Les systèmes par volants vont être utilisés pour équilibrer les réseaux car ils vont permettre de restituer de l’énergie seulement sur des temps courts. Les systèmes gravitaires vont permettre quant à eux de stocker de l’énergie sur de longues durées. En quelques mots, ces dispositifs utilisent un surplus d’énergie pour soulever une masse (généralement lourde, comme un bloc de béton ou une charge métallique). Puis, l’énergie est stockée sous forme d’énergie potentielle gravitaire. Lorsque l’énergie est requise, la masse est relâchée de façon contrôlée. Sa descente entraîne des générateurs qui produisent de l’électricité.

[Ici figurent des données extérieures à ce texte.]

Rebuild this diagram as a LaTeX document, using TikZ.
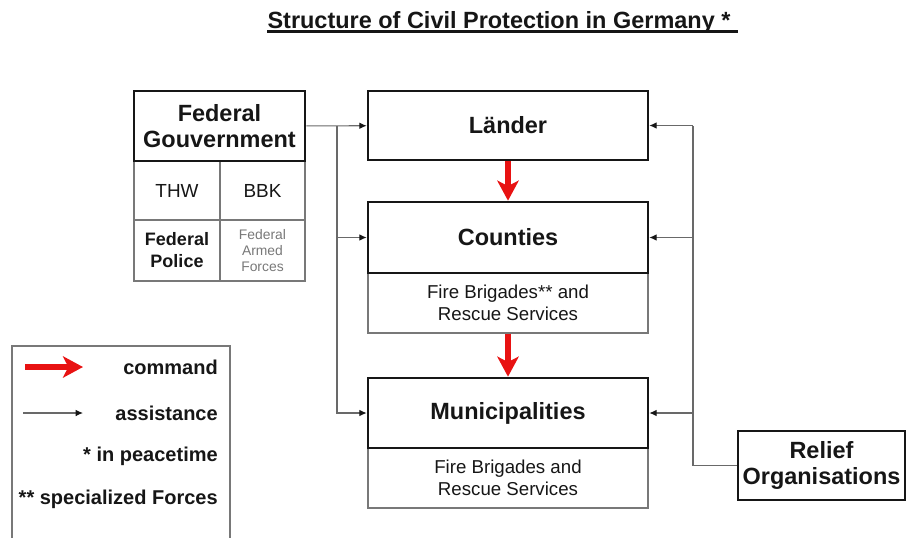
\documentclass[tikz,border=0pt]{standalone}
\usepackage{fontspec}
\setmainfont{Liberation Sans}
\usetikzlibrary{arrows.meta,calc}
\definecolor{cmdred}{RGB}{232,18,18}
\definecolor{linegray}{RGB}{105,105,105}
\definecolor{subgray}{RGB}{120,120,120}
\definecolor{inkblack}{RGB}{22,22,22}

\begin{document}
\begin{tikzpicture}[x=0.75pt,y=-0.75pt,
  mainbox/.style={draw=inkblack, line width=2pt, inner sep=0pt, align=center,
    font=\fontsize{17.6}{19.5}\selectfont\bfseries, text=inkblack},
  subbox/.style={draw=subgray, line width=0.8pt, inner sep=0pt, align=center, text=inkblack},
  assist/.style={draw=linegray, line width=0.8pt,
    -{Latex[length=5.5pt,width=5pt,color=inkblack]}},
  assistline/.style={draw=linegray, line width=0.8pt},
  cmd/.style={draw=cmdred, line width=4pt, -{Stealth[length=15pt,width=16pt,inset=4pt]}},
  legtext/.style={anchor=east, inner sep=0pt, text=inkblack,
    font=\fontsize{15}{17}\selectfont\bfseries}
]
\useasboundingbox (0,0) rectangle (907,537);

% title
\node[anchor=base, inner sep=0pt, text=inkblack,
  font=\fontsize{17.6}{20}\selectfont\bfseries] (title) at (499,28)
  {Structure of Civil Protection in Germany *};
\draw[inkblack, line width=1.6pt] ($(title.base west)+(0,3.5)$) -- ($(title.base east)+(7,3.5)$);

% federal level with its agencies
\node[subbox, minimum width=64.5pt, minimum height=44.25pt,
  font=\fontsize{14.2}{16}\selectfont] (thw) at (177,190.5) {THW};
\node[subbox, minimum width=63.75pt, minimum height=44.25pt,
  font=\fontsize{14.2}{16}\selectfont] (bbk) at (262.5,190.5) {BBK};
\node[subbox, minimum width=64.5pt, minimum height=45.75pt,
  font=\fontsize{13.5}{16.5}\selectfont\bfseries] (fpol) at (177,250.5) {Federal\\Police};
\node[subbox, minimum width=63.75pt, minimum height=45.75pt, text=subgray,
  font=\fontsize{10.4}{12}\selectfont] (faf) at (262.5,250.5) {Federal\\Armed\\Forces};
\node[mainbox, minimum width=128.25pt, minimum height=52.5pt] (fedgov) at (219.5,126)
  {Federal\\Gouvernment};

% state, county and municipal levels
\node[subbox, minimum width=210pt, minimum height=45pt,
  font=\fontsize{14}{16.5}\selectfont] (countiessub) at (508,303)
  {Fire Brigades** and\\Rescue Services};
\node[subbox, minimum width=210pt, minimum height=45pt,
  font=\fontsize{14}{16.5}\selectfont] (munissub) at (508,478)
  {Fire Brigades and\\Rescue Services};
\node[mainbox, minimum width=210pt, minimum height=51.75pt] (laender) at (508,125.5) {Länder};
\node[mainbox, minimum width=210pt, minimum height=53.25pt] (counties) at (508,237.5) {Counties};
\node[mainbox, minimum width=210pt, minimum height=52.5pt] (munis) at (508,413) {Municipalities};

% relief organisations
\node[mainbox, minimum width=125.25pt, minimum height=51.75pt] (relief) at (821.5,465.5)
  {Relief\\Organisations};

% assistance from the federal level
\coordinate (jl) at (337,126);
\draw[assist] (fedgov) -- (laender);
\draw[assist] (jl) |- (counties.west);
\draw[assist] (jl) |- (munis.west);

% assistance from the relief organisations
\coordinate (jr) at (693,125.5);
\draw[assistline] (relief.west) -| (jr);
\draw[assist] (jr) -- (laender.east);
\draw[assist] (jr |- counties.east) -- (counties.east);
\draw[assist] (jr |- munis.east) -- (munis.east);

% chain of command
\draw[cmd] (laender.south) -- (counties.north);
\draw[cmd] (countiessub.south) -- (munis.north);

% legend
\draw[subgray, line width=0.8pt] (12,540) -- (12,346) -- (230,346) -- (230,540);
\coordinate (lc1) at (25,367);
\coordinate (lc2) at (83,367);
\coordinate (la1) at (23,413);
\coordinate (la2) at (83,413);
\draw[cmd] (lc1) -- (lc2);
\draw[assist] (la1) -- (la2);
\node[legtext] (lcmd) at (218,367) {command};
\node[legtext] (lass) at (218,413) {assistance};
\node[legtext] (lpeace) at (218,456) {* in peacetime};
\node[legtext] (lspec) at (218,499) {** specialized Forces};
\end{tikzpicture}
\end{document}
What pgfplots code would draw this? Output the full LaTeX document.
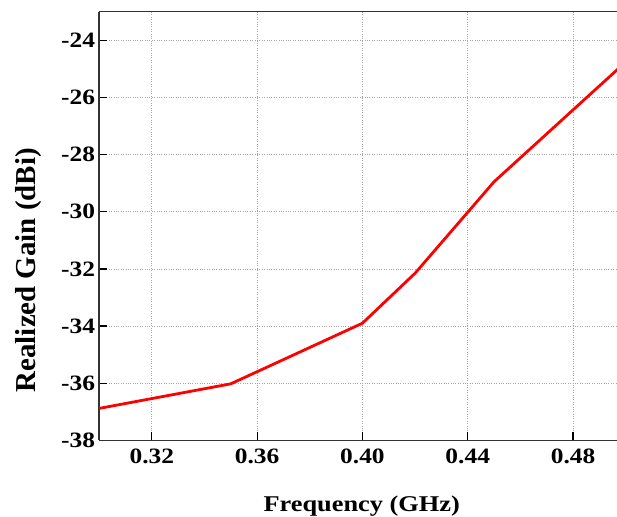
\documentclass[border=0pt]{standalone}
\usepackage{fontspec}
\setmainfont{Liberation Serif}
\usepackage{pgfplots}
\pgfplotsset{compat=1.18}
\begin{document}
\begin{tikzpicture}
\begin{axis}[
  at={(0,0)}, anchor=south west,
  scale only axis,
  width=517.8bp, height=428.7bp,
  xmin=0.30, xmax=0.4967,
  ymin=-38, ymax=-23,
  axis y line*=left,
  xtick pos=bottom,
  xtick={0.32,0.36,0.40,0.44,0.48},
  xticklabels={0.32,0.36,0.40,0.44,0.48},
  ytick={-38,-36,-34,-32,-30,-28,-26,-24},
  yticklabels={-38,-36,-34,-32,-30,-28,-26,-24},
  tick align=inside,
  major tick length=8bp,
  tick style={black, line width=1.2bp},
  axis line style={black!80, line width=1.6bp},
  grid=major,
  grid style={dotted, gray!70, line width=0.8bp},
  tick label style={font=\fontsize{22}{26}\selectfont\bfseries, xscale=1.16},
  xticklabel style={yshift=-5bp},
  xlabel={Frequency (GHz)},
  ylabel={Realized Gain (dBi)},
  xlabel style={font=\fontsize{22.6}{26}\selectfont\bfseries, xscale=1.17,
    at={([yshift=-71.3bp]axis description cs:0.507,0)}, anchor=base},
  ylabel style={font=\fontsize{29}{32}\selectfont\bfseries,
    at={([xshift=-64bp]axis description cs:0,0.397)}, anchor=base},
]
\addplot[red, line width=2.8bp] coordinates
  {(0.30,-36.88)(0.35,-36.02)(0.40,-33.90)(0.42,-32.15)(0.45,-28.95)(0.50,-24.76)};
\end{axis}
\pgfresetboundingbox
\path (-99.2bp,-76.6bp) rectangle (517.8bp,440.4bp);
\end{tikzpicture}
\end{document}
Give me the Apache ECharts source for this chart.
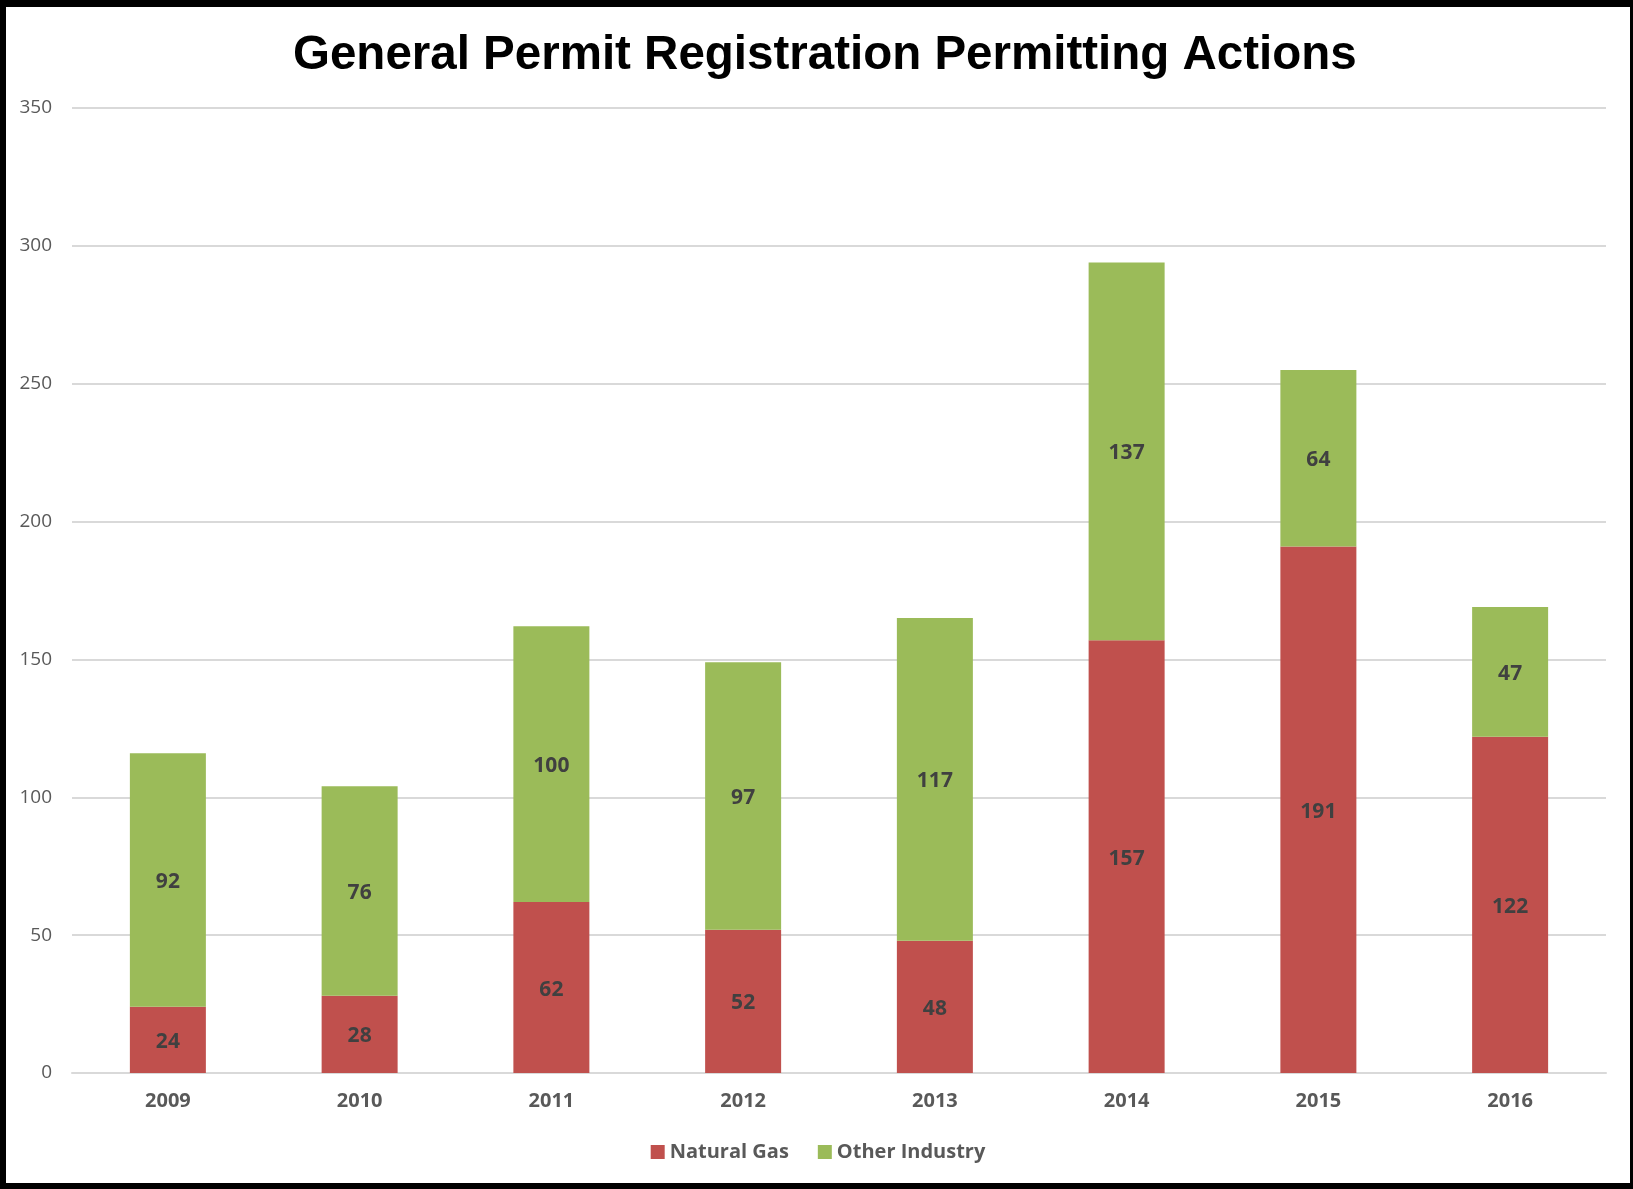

Le stockage peut bien entendu inclure des parcs de batteries. Aujourd’hui, nous sommes en capacité de nous passer de lithium avec des « batteries carbone ». Il existe par exemple des batteries à ions sodium avec électrodes en carbone (remplacent le lithium par le sodium, un matériau beaucoup plus abondant et économique) . Elles ne sont pas encore très répandues, mais des entreprises ont déjà lancé des produits commerciaux, principalement pour des applications stationnaires (et justement pour du stockage d’énergie renouvelable).
Sans entrer davantage dans les aspects techniques, nous constatons clairement que de multiples solutions existent, mais qu’elles sont ignorées pour des raisons éminemment politiques et non techniques.
C’est donc l’ensemble de ces systèmes qu’il nous faut explorer bien plus précisément et nous y reviendrons dans de prochains billets. C’est là que se trouve notre avenir et celui des générations futures.